* _Exercise_: The records below must be output exactly, without pictures.

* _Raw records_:
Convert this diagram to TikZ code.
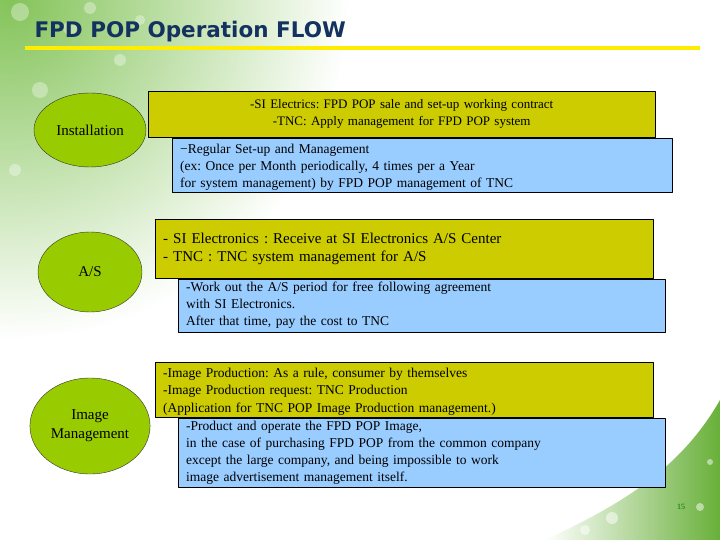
\documentclass[tikz,border=0pt]{standalone}
\usepackage{fontspec}
\setmainfont{Liberation Serif}
\newfontfamily\titlefont{DejaVu Sans}
\usetikzlibrary{shapes.geometric}
\definecolor{ovgreen}{RGB}{153,204,0}
\definecolor{boxyel}{RGB}{204,204,0}
\definecolor{boxblue}{RGB}{153,204,255}
\definecolor{titleblue}{RGB}{20,50,96}
\definecolor{leafgreen}{RGB}{110,185,60}
\tikzset{ov/.style={ellipse,draw=black!80,fill=ovgreen,align=center,font=\fontsize{15}{19}\selectfont}}
\tikzset{yl/.style={rectangle,draw=black,fill=boxyel,anchor=north west,inner xsep=8pt,inner ysep=0pt}}
\tikzset{bl/.style={rectangle,draw=black,fill=boxblue,anchor=north west,inner xsep=8pt,inner ysep=0pt,align=left}}

\begin{document}
\frenchspacing
\begin{tikzpicture}[x=1pt,y=-1pt,line join=round]
            \useasboundingbox (0,0) rectangle (720,540);
            \fill[white] (0,0) rectangle (720,540);
            \begin{scope}
              \clip (0,0) rectangle (720,540);
              \shade[inner color=leafgreen!85,outer color=white] (10,0) circle (340);
              \shade[left color=white,right color=leafgreen!95!black] (545,540) .. controls (620,505) and (680,470) .. (720,400) -- (720,540) -- cycle;
              \fill[white,opacity=0.35] (20,12) circle (9) (70,28) circle (7) (120,60) circle (6)
                (40,90) circle (8) (15,170) circle (6) (140,20) circle (5) (90,8) circle (6);
              \fill[white,opacity=0.5] (612,518) circle (6) (700,507) circle (4) (585,530) circle (5) (710,462) circle (3);
            \end{scope}
            \node[anchor=base west,text=titleblue,font=\titlefont\bfseries\fontsize{21.5}{21.5}\selectfont] (T) at (31,38) {FPD POP Operation FLOW};
            \draw[line width=4pt,yellow!95!orange] (25,48.5) -- (700,48.5);
            % Installation
            \node[ov,minimum width=112,minimum height=74] (A) at (90,130) {Installation};
            \node[yl,minimum height=46,text width=491,align=center,font=\fontsize{13}{17}\selectfont] (B) at (148,91)
              {-SI Electrics: FPD POP sale and set-up working contract\\-TNC: Apply management for FPD POP system};
            \node[bl,minimum height=54,text width=484,inner xsep=8pt,font=\fontsize{13.5}{17}\selectfont] (C) at (172,138)
              {\rule{0pt}{14pt}−Regular Set-up and Management\\(ex: Once per Month periodically, 4 times per a Year\\for system management) by FPD POP management of TNC};
            % A/S
            \node[ov,minimum width=104,minimum height=80] (D) at (90,272) {A/S};
            \node[yl,minimum height=59,text width=482,align=left,font=\fontsize{15}{18}\selectfont] (E) at (155,219)
              {- SI Electronics : Receive at SI Electronics A/S Center\\- TNC : TNC system management for A/S};
            \node[bl,minimum height=53,text width=471,font=\fontsize{13.5}{17}\selectfont] (F) at (178,279)
              {-Work out the A/S period for free following agreement\\with SI Electronics.\\After that time, pay the cost to TNC};
            % Image Management
            \node[ov,minimum width=116,minimum height=96] (G) at (90,426) {Image\\Management};
            \node[yl,minimum height=55,text width=482,align=left,font=\fontsize{13.5}{17.5}\selectfont] (H) at (155,362)
              {\rule{0pt}{13pt}-Image Production: As a rule, consumer by themselves\\-Image Production request: TNC Production\\(Application for TNC POP Image Production management.)};
            \node[bl,minimum height=69,text width=471,font=\fontsize{13.5}{16.8}\selectfont] (I) at (178,418)
              {-Product and operate the FPD POP Image,\\in the case of purchasing FPD POP from the common company\\except the large company, and being impossible to work\\image advertisement management itself.};
            \node[text=green!45!black,font=\fontsize{8}{8}\selectfont] (P) at (681,507) {15};
          \end{tikzpicture}
\end{document}
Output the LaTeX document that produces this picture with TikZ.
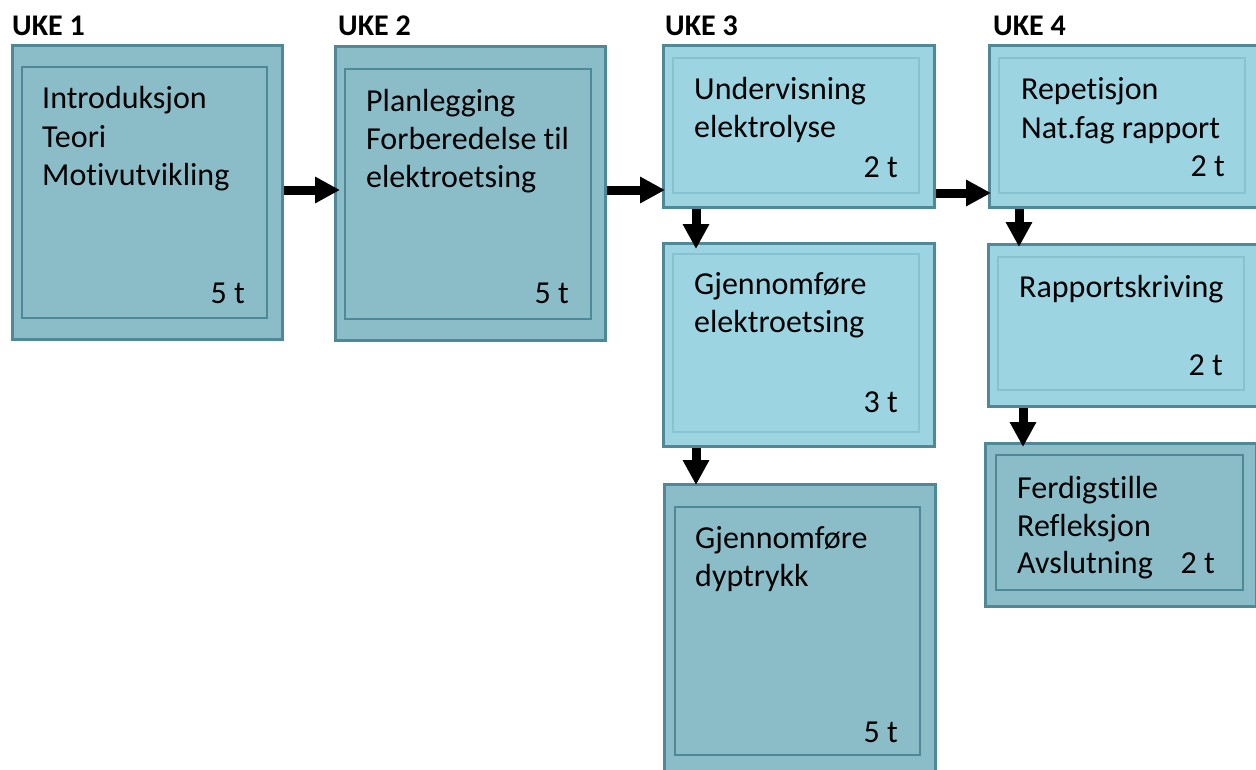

* _Result of this exercise_:
Convert this diagram to TikZ code.
\documentclass[tikz,border=0pt]{standalone}
\usepackage{fontspec}
\setmainfont{Liberation Serif}
\newfontfamily\titlefont{DejaVu Sans}
\usetikzlibrary{shapes.geometric}
\definecolor{ovgreen}{RGB}{153,204,0}
\definecolor{boxyel}{RGB}{204,204,0}
\definecolor{boxblue}{RGB}{153,204,255}
\definecolor{titleblue}{RGB}{20,50,96}
\definecolor{leafgreen}{RGB}{110,185,60}
\tikzset{ov/.style={ellipse,draw=black!80,fill=ovgreen,align=center,font=\fontsize{15}{19}\selectfont}}
\tikzset{yl/.style={rectangle,draw=black,fill=boxyel,anchor=north west,inner xsep=8pt,inner ysep=0pt}}
\tikzset{bl/.style={rectangle,draw=black,fill=boxblue,anchor=north west,inner xsep=8pt,inner ysep=0pt,align=left}}

\begin{document}
\frenchspacing
\begin{tikzpicture}[x=1pt,y=-1pt,line join=round]
            \useasboundingbox (0,0) rectangle (720,540);
            \fill[white] (0,0) rectangle (720,540);
            \begin{scope}
              \clip (0,0) rectangle (720,540);
              \shade[inner color=leafgreen!85,outer color=white] (10,0) circle (340);
              \shade[left color=white,right color=leafgreen!95!black] (545,540) .. controls (620,505) and (680,470) .. (720,400) -- (720,540) -- cycle;
              \fill[white,opacity=0.35] (20,12) circle (9) (70,28) circle (7) (120,60) circle (6)
                (40,90) circle (8) (15,170) circle (6) (140,20) circle (5) (90,8) circle (6);
              \fill[white,opacity=0.5] (612,518) circle (6) (700,507) circle (4) (585,530) circle (5) (710,462) circle (3);
            \end{scope}
            \node[anchor=base west,text=titleblue,font=\titlefont\bfseries\fontsize{21.5}{21.5}\selectfont] (T) at (31,38) {FPD POP Operation FLOW};
            \draw[line width=4pt,yellow!95!orange] (25,48.5) -- (700,48.5);
            % Installation
            \node[ov,minimum width=112,minimum height=74] (A) at (90,130) {Installation};
            \node[yl,minimum height=46,text width=491,align=center,font=\fontsize{13}{17}\selectfont] (B) at (148,91)
              {-SI Electrics: FPD POP sale and set-up working contract\\-TNC: Apply management for FPD POP system};
            \node[bl,minimum height=54,text width=484,inner xsep=8pt,font=\fontsize{13.5}{17}\selectfont] (C) at (172,138)
              {\rule{0pt}{14pt}−Regular Set-up and Management\\(ex: Once per Month periodically, 4 times per a Year\\for system management) by FPD POP management of TNC};
            % A/S
            \node[ov,minimum width=104,minimum height=80] (D) at (90,272) {A/S};
            \node[yl,minimum height=59,text width=482,align=left,font=\fontsize{15}{18}\selectfont] (E) at (155,219)
              {- SI Electronics : Receive at SI Electronics A/S Center\\- TNC : TNC system management for A/S};
            \node[bl,minimum height=53,text width=471,font=\fontsize{13.5}{17}\selectfont] (F) at (178,279)
              {-Work out the A/S period for free following agreement\\with SI Electronics.\\After that time, pay the cost to TNC};
            % Image Management
            \node[ov,minimum width=116,minimum height=96] (G) at (90,426) {Image\\Management};
            \node[yl,minimum height=55,text width=482,align=left,font=\fontsize{13.5}{17.5}\selectfont] (H) at (155,362)
              {\rule{0pt}{13pt}-Image Production: As a rule, consumer by themselves\\-Image Production request: TNC Production\\(Application for TNC POP Image Production management.)};
            \node[bl,minimum height=69,text width=471,font=\fontsize{13.5}{16.8}\selectfont] (I) at (178,418)
              {-Product and operate the FPD POP Image,\\in the case of purchasing FPD POP from the common company\\except the large company, and being impossible to work\\image advertisement management itself.};
            \node[text=green!45!black,font=\fontsize{8}{8}\selectfont] (P) at (681,507) {15};
          \end{tikzpicture}
\end{document}
Output the LaTeX document that produces this picture with TikZ.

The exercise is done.